As part of the deal, Telstra will focus on managing the underlying infrastructure associated with the new generation of computing services, while Accenture will focus on the applications side.

Telstra group managing director of Enterprise & Government, Nerida Caesar, said the pair had had a long existing relationship – Accenture has been working with Telstra for several years to help deliver its new billing platform – and there was an opportunity to bring lessons learnt to customers.

“We’ve been in discussion for some time building up the framework,” the executive told journalists in Sydney today. “It’s been a really smooth process.” The deal was signed in April, with some customers – such as civil contractor Fulton Hogan and Stella Travel Services – having already started to use the associated services.

Accenture Australia’s managing director of its Communications & High Tech division, Steve Willis, said the company was “really excited” about the link, as it rarely partnered as deeply with organisations.

The partnership made sense from an Accenture perspective, he noted, partly because the IT services giant was a “capital-light” company in the sense that it didn’t focus on building its own datacentres and associated infrastructure as Telstra did. It was “very hard to see any overlap” between the services that Accenture and Telstra offered, he said.

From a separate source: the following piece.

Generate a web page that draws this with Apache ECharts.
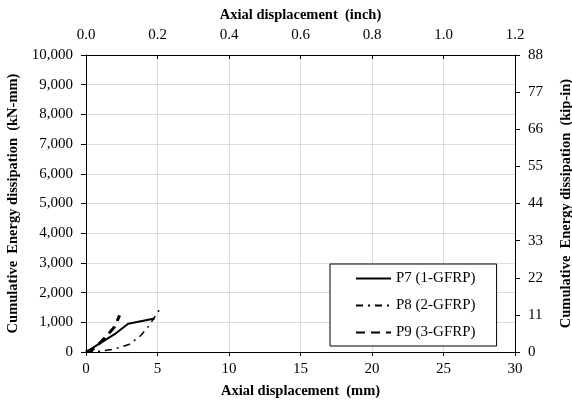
<!DOCTYPE html>
<html><head><meta charset="utf-8">
<script src="https://cdn.jsdelivr.net/npm/echarts@6/dist/echarts.min.js"></script>
<style>html,body{margin:0;padding:0;background:#fff}#c{width:572px;height:403px}</style>
</head><body><div id="c"></div>
<script>
const p7 = [[0,0],[1,300],[2,600],[2.95,950],[4.8,1130]];
const p8 = [[0,0],[1,30],[2,100],[3,250],[3.8,540],[4.4,880],[5.2,1470]];
const p9 = [[0,0],[0.5,100],[1,320],[1.5,570],[2,850],[2.35,1230]];
const names = ['P7 (1-GFRP)','P8 (2-GFRP)','P9 (3-GFRP)'];
const F = 'Liberation Serif';
const chart = echarts.init(document.getElementById('c'));
const lab = (m, extra) => Object.assign({color:'#000', fontFamily:F, fontSize:15, margin:m}, extra||{});
const nameStyle = {color:'#000', fontFamily:F, fontSize:14.5, fontWeight:'bold'};
const aline = {show:true, onZero:false, lineStyle:{color:'#000'}};
chart.setOption({
  animation:false,
  grid:{left:86,right:57,top:55,bottom:51,containLabel:false,outerBoundsMode:'none'},
  legend:{
    data:names, orient:'vertical', left:330, top:264,
    backgroundColor:'#fff', borderColor:'#000', borderWidth:1,
    padding:[7,21,6,25], itemGap:12, itemWidth:35, itemHeight:14,
    itemStyle:{opacity:0},
    textStyle:{color:'#000', fontFamily:F, fontSize:15}
  },
  xAxis:[
    {type:'value', position:'bottom', min:0, max:30, interval:5,
     name:'Axial displacement  (mm)', nameLocation:'middle', nameGap:32, nameTextStyle:nameStyle,
     axisLine:aline, axisTick:{inside:false,length:4,lineStyle:{color:'#000'}},
     axisLabel:lab(10), splitLine:{show:true, lineStyle:{color:'#dcdcdc'}}},
    {type:'value', position:'top', min:0, max:1.2, interval:0.2,
     name:'Axial displacement  (inch)', nameLocation:'middle', nameGap:30, nameTextStyle:nameStyle,
     axisLine:aline, axisTick:{inside:true,length:4,lineStyle:{color:'#000'}},
     axisLabel:lab(12,{formatter:v=>v.toFixed(1)}), splitLine:{show:false}}
  ],
  yAxis:[
    {type:'value', position:'left', min:0, max:10000, interval:1000,
     name:'Cumulative  Energy dissipation  (kN-mm)', nameLocation:'middle', nameGap:57, nameTextStyle:nameStyle,
     axisLine:aline, axisTick:{show:true,length:5,lineStyle:{color:'#000'}},
     axisLabel:lab(13,{formatter:v=>v.toLocaleString('en-US')}),
     splitLine:{show:true, lineStyle:{color:'#dcdcdc'}}},
    {type:'value', position:'right', min:0, max:88, interval:11,
     name:'Cumulative  Energy dissipation  (kip-in)', nameLocation:'middle', nameGap:44, nameRotate:90, nameTextStyle:nameStyle,
     axisLine:aline, axisTick:{show:true,length:5,lineStyle:{color:'#000'}},
     axisLabel:lab(13), splitLine:{show:false}}
  ],
  series:[
    {name:names[0], type:'line', data:p7, symbol:'none', lineStyle:{color:'#000', width:2, type:'solid'}, itemStyle:{color:'#000'}},
    {name:names[1], type:'line', data:p8, symbol:'none', lineStyle:{color:'#000', width:1.5, type:[7,5,2,5]}, itemStyle:{color:'#000'}},
    {name:names[2], type:'line', data:p9, symbol:'none', lineStyle:{color:'#000', width:3, type:[9,6]}, itemStyle:{color:'#000'}}
  ]
});
</script></body></html>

There had been some overlap between Accenture and Telstra in that the telco had owned the KAZ IT services business. But following the sale of that business to Fujitsu last year, Telstra chief executive David Thodey left customers in no doubt as to the company’s interest in the enterprise technology market going forward – noting Telstra was not in the business of providing “IT services”.

Willis said the partnership had several advantages over rivals in the cloud services market – into which traditional outsourcers such as Fujitsu, CSC and so on are increasingly planting stakes.

It was the combination of Telstra’s Next IP network, with onshore datacenter facilities, he said, with Accenture’s experience, that would allow the pair to get ahead. “The combination of Telstra and Accenture can offer things which I don’t think anyone else in the market can offer at this point,” he said.

Telstra competitor Optus has built its own cloud computing platform based on the technology alliance which has been wrought between VMware, Cisco and EMC – known in the market as VCE. Westpac is also using the platform with its own internal private cloud. Some outsourcers – such as CSC — have already committed to providing cloud services with Microsoft’s stack, and are signing up customers for cloud-based email services, for example.

But both Telstra and Accenture executives refused to be drawn on what technology they were using to underpin the services – or what sorts of applications Accenture would specialise in providing on top.

Willis said Accenture was initially talking to clients about what applications they had and how they could be migrated into the cloud. Both Telstra and Accenture had their own applications development programs, he said, and so the pair were working on how they could be brought together.

“We’re going into each client environment to really understand that environment, their triggers to make a move,” said Caesar. “They each have a different reason as to why they’re heading down this path.” One example might be the need to make an infrastructure upgrade. “That’s a real reason to have a conversation,” said Caesar.

Both executives agreed large organisations were looking to shift spending away from capital expenditure and towards operational expenditure that would allow them to be more flexible in how they used resources.